--- BEGIN ---
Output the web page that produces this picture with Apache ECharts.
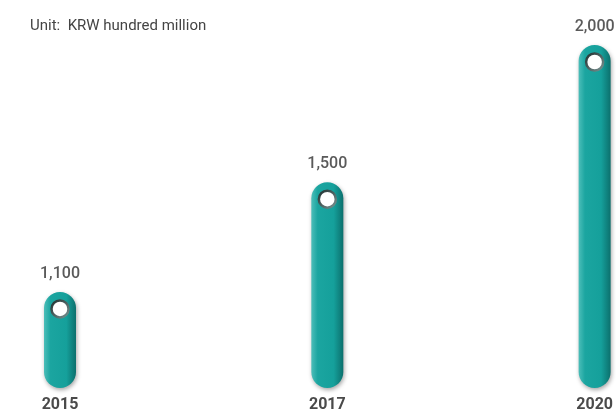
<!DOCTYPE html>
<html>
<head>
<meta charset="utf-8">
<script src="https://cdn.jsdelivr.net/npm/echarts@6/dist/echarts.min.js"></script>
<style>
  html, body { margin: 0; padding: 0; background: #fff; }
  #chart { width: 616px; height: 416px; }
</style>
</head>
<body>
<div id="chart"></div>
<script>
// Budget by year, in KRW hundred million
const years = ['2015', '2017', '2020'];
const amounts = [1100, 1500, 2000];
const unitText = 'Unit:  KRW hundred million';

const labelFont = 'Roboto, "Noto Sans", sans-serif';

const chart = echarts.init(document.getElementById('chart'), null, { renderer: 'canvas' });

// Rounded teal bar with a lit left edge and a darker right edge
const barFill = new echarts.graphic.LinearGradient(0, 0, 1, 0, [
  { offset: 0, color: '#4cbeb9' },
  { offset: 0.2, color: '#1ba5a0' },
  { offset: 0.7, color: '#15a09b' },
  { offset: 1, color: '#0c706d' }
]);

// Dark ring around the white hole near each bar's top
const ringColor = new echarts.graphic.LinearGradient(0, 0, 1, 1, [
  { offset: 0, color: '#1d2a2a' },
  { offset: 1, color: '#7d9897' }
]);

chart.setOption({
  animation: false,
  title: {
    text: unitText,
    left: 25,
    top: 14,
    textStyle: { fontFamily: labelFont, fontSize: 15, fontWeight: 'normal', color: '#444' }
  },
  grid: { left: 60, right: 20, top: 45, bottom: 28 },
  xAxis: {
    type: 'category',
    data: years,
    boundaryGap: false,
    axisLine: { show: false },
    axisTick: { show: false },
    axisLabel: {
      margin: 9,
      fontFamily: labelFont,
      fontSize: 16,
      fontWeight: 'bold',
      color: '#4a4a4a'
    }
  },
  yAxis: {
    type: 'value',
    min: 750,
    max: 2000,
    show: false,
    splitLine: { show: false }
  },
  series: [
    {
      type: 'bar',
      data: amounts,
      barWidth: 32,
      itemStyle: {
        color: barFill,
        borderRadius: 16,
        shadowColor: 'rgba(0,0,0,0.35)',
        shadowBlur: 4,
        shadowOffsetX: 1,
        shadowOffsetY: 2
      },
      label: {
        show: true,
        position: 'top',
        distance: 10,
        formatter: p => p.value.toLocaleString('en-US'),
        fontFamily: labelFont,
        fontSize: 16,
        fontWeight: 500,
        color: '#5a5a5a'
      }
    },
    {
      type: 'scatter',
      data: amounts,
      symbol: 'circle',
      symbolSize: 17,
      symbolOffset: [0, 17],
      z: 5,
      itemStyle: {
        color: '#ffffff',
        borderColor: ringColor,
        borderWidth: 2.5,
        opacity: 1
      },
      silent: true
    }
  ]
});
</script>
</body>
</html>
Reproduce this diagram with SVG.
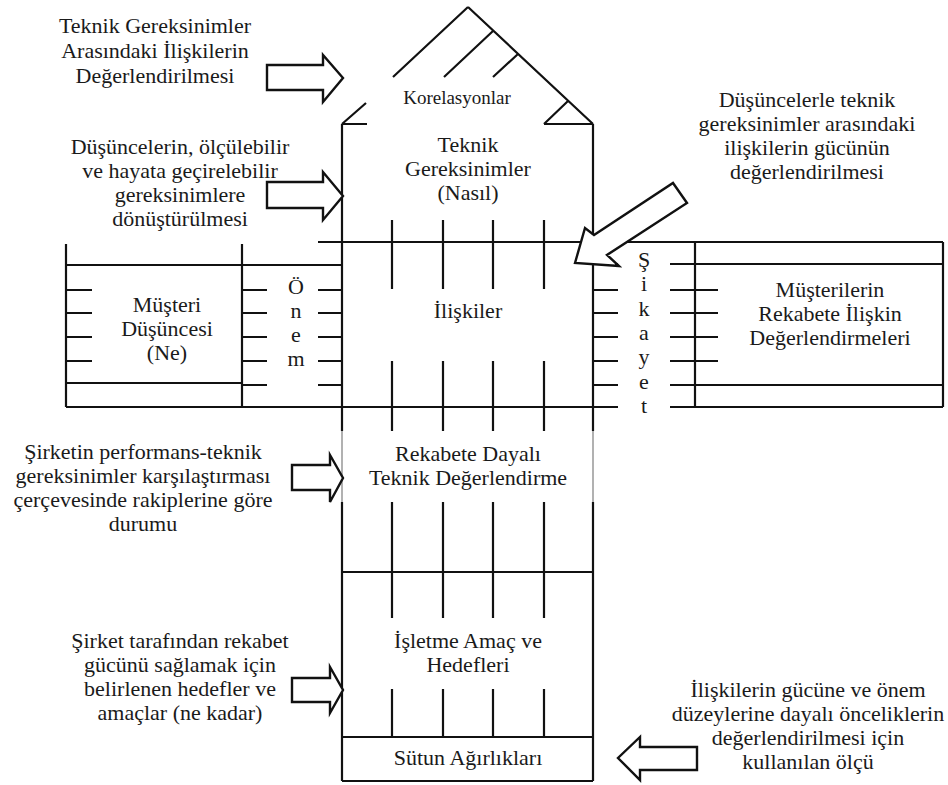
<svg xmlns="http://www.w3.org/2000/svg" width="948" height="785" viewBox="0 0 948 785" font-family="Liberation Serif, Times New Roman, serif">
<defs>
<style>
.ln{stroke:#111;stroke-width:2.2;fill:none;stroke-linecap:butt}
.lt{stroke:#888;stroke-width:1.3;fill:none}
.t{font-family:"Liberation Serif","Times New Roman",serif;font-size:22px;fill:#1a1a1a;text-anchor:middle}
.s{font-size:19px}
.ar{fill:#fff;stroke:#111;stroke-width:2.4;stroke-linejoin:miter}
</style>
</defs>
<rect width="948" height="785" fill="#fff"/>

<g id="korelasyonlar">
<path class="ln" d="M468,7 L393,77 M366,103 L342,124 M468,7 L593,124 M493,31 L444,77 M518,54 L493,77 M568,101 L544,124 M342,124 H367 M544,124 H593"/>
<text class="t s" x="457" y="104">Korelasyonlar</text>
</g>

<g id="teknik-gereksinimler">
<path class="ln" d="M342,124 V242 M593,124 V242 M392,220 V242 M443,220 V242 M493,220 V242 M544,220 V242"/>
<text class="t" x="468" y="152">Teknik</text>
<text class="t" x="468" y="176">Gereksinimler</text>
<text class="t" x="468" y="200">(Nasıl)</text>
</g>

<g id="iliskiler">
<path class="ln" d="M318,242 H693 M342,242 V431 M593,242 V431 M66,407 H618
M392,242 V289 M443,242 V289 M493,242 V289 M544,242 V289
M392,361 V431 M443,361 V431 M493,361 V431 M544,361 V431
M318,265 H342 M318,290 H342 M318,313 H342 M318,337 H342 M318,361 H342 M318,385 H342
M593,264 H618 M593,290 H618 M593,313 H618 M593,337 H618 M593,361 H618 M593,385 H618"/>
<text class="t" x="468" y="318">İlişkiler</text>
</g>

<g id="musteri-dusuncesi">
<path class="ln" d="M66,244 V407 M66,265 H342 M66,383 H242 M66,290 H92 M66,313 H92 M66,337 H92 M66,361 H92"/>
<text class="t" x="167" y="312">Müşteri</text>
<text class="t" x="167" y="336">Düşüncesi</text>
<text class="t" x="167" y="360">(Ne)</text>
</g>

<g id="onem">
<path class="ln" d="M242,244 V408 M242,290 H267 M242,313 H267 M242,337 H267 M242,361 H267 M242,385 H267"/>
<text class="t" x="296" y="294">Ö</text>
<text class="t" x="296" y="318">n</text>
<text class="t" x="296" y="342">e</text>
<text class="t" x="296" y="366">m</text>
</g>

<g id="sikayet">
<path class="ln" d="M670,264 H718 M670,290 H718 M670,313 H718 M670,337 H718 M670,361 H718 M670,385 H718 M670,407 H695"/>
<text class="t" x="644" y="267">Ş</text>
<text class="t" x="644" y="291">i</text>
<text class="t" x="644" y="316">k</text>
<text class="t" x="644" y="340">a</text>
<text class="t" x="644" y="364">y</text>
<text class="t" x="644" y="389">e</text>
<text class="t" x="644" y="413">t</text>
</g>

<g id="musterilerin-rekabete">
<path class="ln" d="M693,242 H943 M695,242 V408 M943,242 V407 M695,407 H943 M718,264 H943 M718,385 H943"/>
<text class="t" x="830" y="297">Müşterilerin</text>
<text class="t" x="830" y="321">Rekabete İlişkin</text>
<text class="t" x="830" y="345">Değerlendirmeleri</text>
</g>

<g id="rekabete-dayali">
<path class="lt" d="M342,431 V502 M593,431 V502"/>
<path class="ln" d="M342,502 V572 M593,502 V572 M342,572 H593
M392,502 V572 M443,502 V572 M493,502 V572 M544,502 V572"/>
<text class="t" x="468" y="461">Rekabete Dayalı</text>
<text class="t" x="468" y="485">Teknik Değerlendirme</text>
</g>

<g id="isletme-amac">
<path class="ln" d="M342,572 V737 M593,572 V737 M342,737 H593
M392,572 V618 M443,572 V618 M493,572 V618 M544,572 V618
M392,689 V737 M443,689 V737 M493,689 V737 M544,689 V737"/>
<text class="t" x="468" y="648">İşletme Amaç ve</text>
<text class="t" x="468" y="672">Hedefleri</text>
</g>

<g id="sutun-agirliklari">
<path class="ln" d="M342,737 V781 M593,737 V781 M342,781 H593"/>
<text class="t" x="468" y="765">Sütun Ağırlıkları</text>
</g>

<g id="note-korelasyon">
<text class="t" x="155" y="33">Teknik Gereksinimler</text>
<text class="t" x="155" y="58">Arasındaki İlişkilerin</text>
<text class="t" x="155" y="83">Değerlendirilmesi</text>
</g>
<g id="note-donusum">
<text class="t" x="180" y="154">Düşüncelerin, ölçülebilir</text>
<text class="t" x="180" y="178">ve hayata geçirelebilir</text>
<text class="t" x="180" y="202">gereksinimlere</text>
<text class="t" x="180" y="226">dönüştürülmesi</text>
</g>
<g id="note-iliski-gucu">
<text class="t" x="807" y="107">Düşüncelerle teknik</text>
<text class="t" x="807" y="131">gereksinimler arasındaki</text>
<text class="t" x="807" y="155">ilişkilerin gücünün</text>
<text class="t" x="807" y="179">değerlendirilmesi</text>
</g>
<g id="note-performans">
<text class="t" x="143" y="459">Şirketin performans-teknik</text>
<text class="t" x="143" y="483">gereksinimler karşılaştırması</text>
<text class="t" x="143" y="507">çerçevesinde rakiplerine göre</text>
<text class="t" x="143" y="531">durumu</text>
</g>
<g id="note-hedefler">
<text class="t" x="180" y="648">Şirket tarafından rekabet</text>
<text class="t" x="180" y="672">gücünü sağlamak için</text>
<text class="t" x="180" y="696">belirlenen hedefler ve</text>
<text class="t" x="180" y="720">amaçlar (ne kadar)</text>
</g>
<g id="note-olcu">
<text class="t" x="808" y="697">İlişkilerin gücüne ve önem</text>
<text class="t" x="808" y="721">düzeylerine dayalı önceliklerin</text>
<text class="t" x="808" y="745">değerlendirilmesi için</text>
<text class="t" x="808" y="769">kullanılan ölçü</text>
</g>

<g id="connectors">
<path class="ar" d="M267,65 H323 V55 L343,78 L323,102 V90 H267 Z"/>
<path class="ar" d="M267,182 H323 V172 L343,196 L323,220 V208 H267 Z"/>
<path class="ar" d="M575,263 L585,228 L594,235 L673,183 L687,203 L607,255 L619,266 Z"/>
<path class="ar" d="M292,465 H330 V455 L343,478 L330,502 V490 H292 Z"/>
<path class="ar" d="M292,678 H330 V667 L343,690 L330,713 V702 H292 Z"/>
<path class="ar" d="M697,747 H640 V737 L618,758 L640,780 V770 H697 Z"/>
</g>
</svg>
--- END ---
WRITTEN EXERCISE: Each line that holds the word "with" should be extracted from the records.

ANSWER TO THE EXERCISE:
Output the web page that produces this picture with Apache ECharts.
// Rounded teal bar with a lit left edge and a darker right edge
Reproduce this diagram with SVG.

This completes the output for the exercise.